5.3.1.1. Correcting index entries
Later, in the awk section of this book, we will present a program for
formatting an index, such as the one for this book. The first step in
creating an index is to place index codes in the document files. We
use an index macro named .XX, which takes a single argument, the index
entry. A sample index entry might be:
.XX "sed, substitution command"
Each index entry appears on a line by itself. When you run an index,
you get a collection of index entries with page numbers that are then
sorted and merged in a list. An editor poring over that list will
typically find errors and inconsistencies that need to be corrected.
It is, in short, a pain to have to track down the file where an index
entry resides and then make the correction, particularly when there
are dozens of entries to be corrected.
Sed can be a great help in making these edits across a group of files.
One can simply create a list of edits in a sed script and then run it
on all the files. A key point is that the substitute command needs an
address that limits it to lines beginning ".XX". Your script should
not make changes in the text itself.
Let's say that we wanted to change the index entry above to "sed,
substitute command." The following command would do it:
/^\.XX /s/sed, substitution command/sed, substitute command/
The address matches all lines that begin with ".XX " and only on those
lines does it attempt to make the replacement. You might wonder, why
not specify a shorter regular expression? For example:
/^\.XX /s/substitution/substitute/
The answer is simply that there could be other entries which use the
word "substitution" correctly and which we would not want to change.
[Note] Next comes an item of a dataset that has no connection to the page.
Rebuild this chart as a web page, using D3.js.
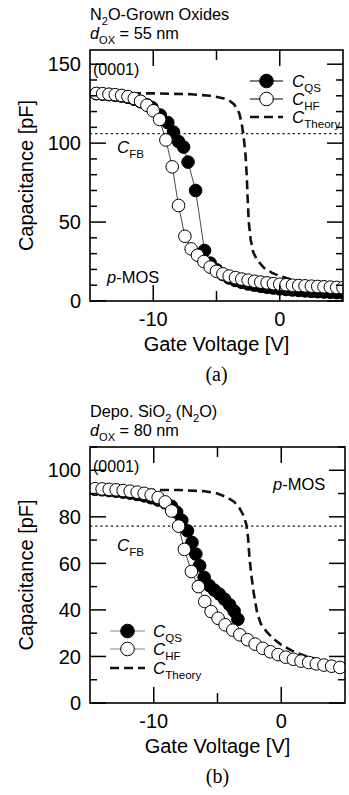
<!DOCTYPE html>
<html>
<head>
<meta charset="utf-8">
<script src="https://cdn.jsdelivr.net/npm/d3@7"></script>
<style>
  body { margin: 0; background: #fff; }
  svg { display: block; }
</style>
</head>
<body>
<div id="chart"></div>
<script>
// ---- panel (a) data : N2O-grown oxides ----
const hfVoltA = [-14.5, -14, -13.5, -13, -12.5, -12, -11.5, -11, -10.5, -10, -9.5, -9, -8.5, -8, -7.5, -7, -6.5, -6, -5.5, -5, -4.5, -4, -3.5, -3, -2.5, -2, -1.5, -1, -0.5, 0, 0.5, 1, 1.5, 2, 2.5, 3, 3.5, 4, 4.5, 5];
const hfCapA = [131.5, 131.3, 131, 130.7, 130.2, 129.5, 128.3, 126.5, 124, 120.5, 115, 102, 85, 60.5, 41, 33, 29, 25, 21.5, 18.8, 17.2, 15.8, 14.8, 13.9, 13.2, 12.5, 12, 11.5, 11, 10.6, 10.3, 10, 9.8, 9.6, 9.4, 9.2, 9, 8.8, 8.6, 8.4];
const qsVoltA = [-14.5, -14, -13.5, -13, -12.5, -12, -11.5, -11, -10.5, -10.1, -9.45, -8.85, -8.4, -8, -7.6, -7.25, -6.65, -5.95, -5.5, -5, -4.5, -4, -3.5, -3, -2.5, -2, -1.5, -1, -0.5, 0, 0.5, 1, 1.5, 2, 2.5, 3, 3.5, 4, 4.5, 5];
const qsCapA = [131.3, 131, 130.7, 130.3, 129.8, 129, 127.8, 126.2, 124.3, 122.5, 117.8, 113, 107, 101, 97.5, 88, 70, 32, 24, 19.8, 16.8, 14.6, 13, 11.8, 10.8, 10, 9.3, 8.7, 8.2, 7.7, 7.3, 7, 6.7, 6.4, 6.1, 5.9, 5.7, 5.5, 5.3, 5.1];
const thVoltA = [-15, -10, -7, -5.5, -4.5, -4, -3.6, -3.2, -3, -2.85, -2.7, -2.6, -2.55, -2.45, -2.3, -2.1, -1.8, -1.25, -0.6, 0, 1, 2, 3, 4, 5];
const thCapA = [131.5, 131.5, 131, 130, 128.5, 127, 124.5, 119, 112, 104, 92, 78, 67, 50, 39, 31, 26, 21, 17.8, 15.8, 13.3, 12, 11, 10.3, 9.8];
const cfbA = 106;

// ---- panel (b) data : deposited SiO2 (N2O) ----
const hfVoltB = [-14.6, -14.05, -13.5, -12.95, -12.4, -11.85, -11.3, -10.75, -10.2, -9.65, -9.1, -8.6, -8.05, -7.6, -7.05, -6.5, -6, -5.5, -4.95, -4.4, -3.8, -3.25, -2.65, -2.05, -1.45, -0.85, -0.25, 0.35, 0.95, 1.55, 2.15, 2.75, 3.35, 3.95, 4.6];
const hfCapB = [92.1, 92, 91.8, 91.6, 91.3, 91, 90.6, 90.1, 89.4, 88.3, 86.4, 82.5, 76, 66, 56.5, 50, 43.6, 39.3, 36.4, 33.6, 31.3, 29.3, 27.2, 25.3, 23.5, 22, 20.8, 19.7, 18.8, 18, 17.4, 16.8, 16.3, 15.8, 15.3];
const qsVoltB = [-14.6, -14.05, -13.5, -12.95, -12.4, -11.85, -11.3, -10.75, -10.2, -9.65, -9.1, -8.6, -8.2, -7.8, -7.35, -7, -6.7, -6.4, -6.05, -5.65, -5.25, -4.85, -4.45, -4.05, -3.7, -3.4];
const qsCapB = [91.8, 91.6, 91.3, 91, 90.6, 90.2, 89.6, 89, 88.2, 87.2, 86, 84.5, 82, 78.5, 74, 69, 64, 59, 54, 50.5, 48.5, 46.8, 44.6, 42.2, 39.5, 36];
const thVoltB = [-15, -8, -6, -5, -4.3, -3.7, -3.3, -3, -2.75, -2.6, -2.5, -2.35, -2.15, -1.9, -1.6, -1.2, -0.6, 0, 0.5, 1, 2, 3, 4, 5];
const thCapB = [91.5, 91.5, 91, 90, 88.5, 86.5, 84, 81, 77, 71, 63, 55, 47, 39, 34, 31, 27.5, 25, 23.5, 22, 20, 18.5, 17.3, 16.5];
const cfbB = 76;

// axis ticks
const xDomain = [-15, 5];
const xLabelTicks = [-10, 0];
const xMinorTicks = [-5];

const FONT = "Arial, 'Liberation Sans', sans-serif";

const svg = d3.select('#chart').append('svg')
  .attr('width', 349)
  .attr('height', 795);

function zip(xs, ys) {
  return xs.map((x, i) => ({ v: x, c: ys[i] }));
}

// text with a subscript: parts = [[text, italic, sub], ...]
function richText(g, x, y, parts, size, anchor) {
  const t = g.append('text')
    .attr('x', x).attr('y', y)
    .attr('font-family', FONT)
    .attr('font-size', size)
    .attr('text-anchor', anchor || 'start');
  let shifted = false;
  parts.forEach(p => {
    const s = t.append('tspan').text(p[0]);
    if (p[1]) s.attr('font-style', 'italic');
    if (p[2] && !shifted) { s.attr('dy', size * 0.28).attr('font-size', size * 0.68); shifted = true; }
    else if (p[2]) { s.attr('font-size', size * 0.68); }
    else if (shifted) { s.attr('dy', -size * 0.28); shifted = false; }
  });
  return t;
}

function drawPanel(cfg) {
  const g = svg.append('g');
  const x = d3.scaleLinear().domain(xDomain).range([cfg.left, cfg.right]);
  const y = d3.scaleLinear().domain([0, cfg.yMax]).range([cfg.bottom, cfg.top]);

  // titles
  richText(g, cfg.left, cfg.top - 30, cfg.title1, 16.3);
  richText(g, cfg.left, cfg.top - 11, cfg.title2, 16.3);

  // clip for plot area
  const clipId = 'clip' + cfg.name;
  g.append('clipPath').attr('id', clipId)
    .append('rect')
    .attr('x', cfg.left).attr('y', cfg.top)
    .attr('width', cfg.right - cfg.left).attr('height', cfg.bottom - cfg.top);
  const plot = g.append('g').attr('clip-path', `url(#${clipId})`);

  // C_FB dotted line
  plot.append('line')
    .attr('x1', cfg.left).attr('x2', cfg.right)
    .attr('y1', y(cfg.cfb)).attr('y2', y(cfg.cfb))
    .attr('stroke', '#111').attr('stroke-width', 1.2)
    .attr('stroke-dasharray', '2.2,3');

  const line = d3.line().x(d => x(d.v)).y(d => y(d.c));

  // theory curve
  plot.append('path')
    .attr('d', line(zip(cfg.thV, cfg.thC)))
    .attr('fill', 'none').attr('stroke', '#111')
    .attr('stroke-width', 2.6).attr('stroke-dasharray', '9,5');

  // quasi-static (filled)
  const qs = zip(cfg.qsV, cfg.qsC);
  plot.append('path').attr('d', line(qs))
    .attr('fill', 'none').attr('stroke', '#333').attr('stroke-width', 0.9);
  plot.selectAll('circle.qs').data(qs).enter().append('circle')
    .attr('class', 'qs')
    .attr('cx', d => x(d.v)).attr('cy', d => y(d.c)).attr('r', 6.3)
    .attr('fill', '#000').attr('stroke', '#000').attr('stroke-width', 1);

  // high frequency (open)
  const hf = zip(cfg.hfV, cfg.hfC);
  plot.append('path').attr('d', line(hf))
    .attr('fill', 'none').attr('stroke', '#333').attr('stroke-width', 0.9);
  plot.selectAll('circle.hf').data(hf).enter().append('circle')
    .attr('class', 'hf')
    .attr('cx', d => x(d.v)).attr('cy', d => y(d.c)).attr('r', 6.3)
    .attr('fill', '#fff').attr('stroke', '#000').attr('stroke-width', 1);

  // frame
  g.append('rect')
    .attr('x', cfg.left).attr('y', cfg.top)
    .attr('width', cfg.right - cfg.left).attr('height', cfg.bottom - cfg.top)
    .attr('fill', 'none').attr('stroke', '#000').attr('stroke-width', 1.6);

  // y ticks, both sides, inward
  const yTicks = d3.range(0, cfg.yMax + 0.01, 10);
  yTicks.forEach(t => {
    const major = t % cfg.yMajor === 0;
    const len = major ? 16 : 7;
    g.append('line').attr('x1', cfg.left).attr('x2', cfg.left + len)
      .attr('y1', y(t)).attr('y2', y(t)).attr('stroke', '#000').attr('stroke-width', 1.5);
    g.append('line').attr('x1', cfg.right).attr('x2', cfg.right - len)
      .attr('y1', y(t)).attr('y2', y(t)).attr('stroke', '#000').attr('stroke-width', 1.5);
    if (major) {
      g.append('text')
        .attr('x', cfg.left - 9).attr('y', y(t)).attr('dy', '0.36em')
        .attr('text-anchor', 'end')
        .attr('font-family', FONT).attr('font-size', 20)
        .text(t);
    }
  });

  // x ticks, top and bottom, inward
  xLabelTicks.concat(xMinorTicks).forEach(t => {
    const major = xLabelTicks.includes(t);
    const len = major ? 16 : 10;
    g.append('line').attr('x1', x(t)).attr('x2', x(t))
      .attr('y1', cfg.bottom).attr('y2', cfg.bottom - len)
      .attr('stroke', '#000').attr('stroke-width', 1.5);
    g.append('line').attr('x1', x(t)).attr('x2', x(t))
      .attr('y1', cfg.top).attr('y2', cfg.top + len)
      .attr('stroke', '#000').attr('stroke-width', 1.5);
    if (major) {
      g.append('text')
        .attr('x', x(t)).attr('y', cfg.bottom + 25)
        .attr('text-anchor', 'middle')
        .attr('font-family', FONT).attr('font-size', 20)
        .text(t);
    }
  });

  // axis titles
  g.append('text')
    .attr('x', (cfg.left + cfg.right) / 2).attr('y', cfg.bottom + 50)
    .attr('text-anchor', 'middle')
    .attr('font-family', FONT).attr('font-size', 20)
    .text('Gate Voltage [V]');
  g.append('text')
    .attr('transform', `translate(33, ${(cfg.top + cfg.bottom) / 2}) rotate(-90)`)
    .attr('text-anchor', 'middle')
    .attr('font-family', FONT).attr('font-size', 20)
    .text('Capacitance [pF]');

  // panel label
  g.append('text')
    .attr('x', (cfg.left + cfg.right) / 2).attr('y', cfg.bottom + 80)
    .attr('text-anchor', 'middle')
    .attr('font-family', "'Liberation Serif', 'Times New Roman', serif").attr('font-size', 20)
    .text(cfg.label);

  // annotations
  g.append('text').attr('x', cfg.left + 3).attr('y', cfg.orientY)
    .attr('font-family', FONT).attr('font-size', 16).text('(0001)');
  richText(g, cfg.mosX, cfg.mosY, [['p', true], ['-MOS', false]], 16.5);
  richText(g, 117, cfg.cfbLabelY, [['C', true], ['FB', false, true]], 17);

  // legend
  const lg = cfg.legend;
  const rows = [
    { name: 'QS', fill: '#000' },
    { name: 'HF', fill: '#fff' },
    { name: 'Theory', fill: null }
  ];
  rows.forEach((r, i) => {
    const yy = lg.ys[i];
    if (r.fill) {
      g.append('line').attr('x1', lg.x1).attr('x2', lg.x2)
        .attr('y1', yy).attr('y2', yy)
        .attr('stroke', lg.lineColor).attr('stroke-width', 1);
      g.append('circle').attr('cx', (lg.x1 + lg.x2) / 2).attr('cy', yy).attr('r', 6.8)
        .attr('fill', r.fill).attr('stroke', '#000').attr('stroke-width', 1);
    } else {
      g.append('line').attr('x1', lg.x1).attr('x2', lg.x2)
        .attr('y1', yy).attr('y2', yy)
        .attr('stroke', '#111').attr('stroke-width', 2.6)
        .attr('stroke-dasharray', '9,5');
    }
    richText(g, lg.tx, yy + 6, [['C', true], [r.name, false, true]], 17);
  });
}

drawPanel({
  name: 'a', label: '(a)',
  left: 90, right: 343, top: 50, bottom: 301, yMax: 159, yMajor: 50,
  title1: [['N', false], ['2', false, true], ['O-Grown Oxides', false]],
  title2: [['d', true], ['OX', false, true], [' = 55 nm', false]],
  hfV: hfVoltA, hfC: hfCapA, qsV: qsVoltA, qsC: qsCapA, thV: thVoltA, thC: thCapA, cfb: cfbA,
  orientY: 75, mosX: 107, mosY: 283, cfbLabelY: 153,
  legend: { x1: 250, x2: 283, tx: 292, ys: [81, 99, 117], lineColor: '#000' }
});

drawPanel({
  name: 'b', label: '(b)',
  left: 90, right: 345, top: 447, bottom: 703, yMax: 110, yMajor: 20,
  title1: [['Depo. SiO', false], ['2', false, true], [' (N', false], ['2', false, true], ['O)', false]],
  title2: [['d', true], ['OX', false, true], [' = 80 nm', false]],
  hfV: hfVoltB, hfC: hfCapB, qsV: qsVoltB, qsC: qsCapB, thV: thVoltB, thC: thCapB, cfb: cfbB,
  orientY: 472, mosX: 273, mosY: 490, cfbLabelY: 551,
  legend: { x1: 110, x2: 145, tx: 153, ys: [631, 649, 668], lineColor: '#888' }
});
</script>
</body>
</html>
We can go a step further and provide a shell script that creates a
list of index entries prepared for editing as a series of sed
substitute commands.
#! /bin/sh
# index.edit -- compile list of index entries for editing.
grep "^\.XX" $* | sort -u |
sed '
s/^\.XX \(.*\)$/\/^\\.XX \/s\/\1\/\1\//'
The index.edit shell script
uses grep to extract
all lines containing index entries from any number of files specified
on the command line. It passes this list through
sort which, with the -u option,
sorts and removes duplicate entries. The list is then piped to sed,
and the one-line sed script builds a substitution command.
Let's look at it more closely. Here's just the regular expression:
^\.XX \(.*\)$
It matches the entire line, saving the index entry for recall. Here's
just the replacement string:
\/^\\.XX \/s\/\1\/\1\/
It generates a substitute command beginning with an address: a slash,
followed by two backslashes--to output one backslash to protect
the dot in the ".XX" that follows--then comes a space, then
another slash to complete the address. Next we output an "s" followed
by a slash, and then recall the saved portion to be used as a regular
expression. That is followed by another slash and again we
recall the saved substring as the replacement string. A slash finally
ends the command.
When the index.edit script is run on a file, it
creates a listing similar to this:
$ index.edit ch05
/^\.XX /s/"append command(a)"/"append command(a)"/
/^\.XX /s/"change command"/"change command"/
/^\.XX /s/"change command(c)"/"change command(c)"/
/^\.XX /s/"commands:sed, summary of"/"commands:sed, summary of"/
/^\.XX /s/"delete command(d)"/"delete command(d)"/
/^\.XX /s/"insert command(i)"/"insert command(i)"/
/^\.XX /s/"line numbers:printing"/"line numbers:printing"/
/^\.XX /s/"list command(l)"/"list command(l)"/
This output could be captured in a file. Then you can delete the
entries that don't need to change and you can make changes by editing
the replacement string. At that point, you can use this file as a sed
script to correct the index entries in all document files.
When doing a large book with lots of entries, you
might use grep again to extract particular entries
from the output of index.edit and direct them into
their own file for editing. This saves you from having to wade through
numerous entries.
There is one small failing in this program. It should look for
metacharacters that might appear literally in index entries and
protect them in regular expressions. For instance, if an index entry
contains an asterisk, it will not be interpreted as such, but as a
metacharacter. To make that change effectively requires the use of
several advanced commands, so we'll put off improving this script until
the next chapter.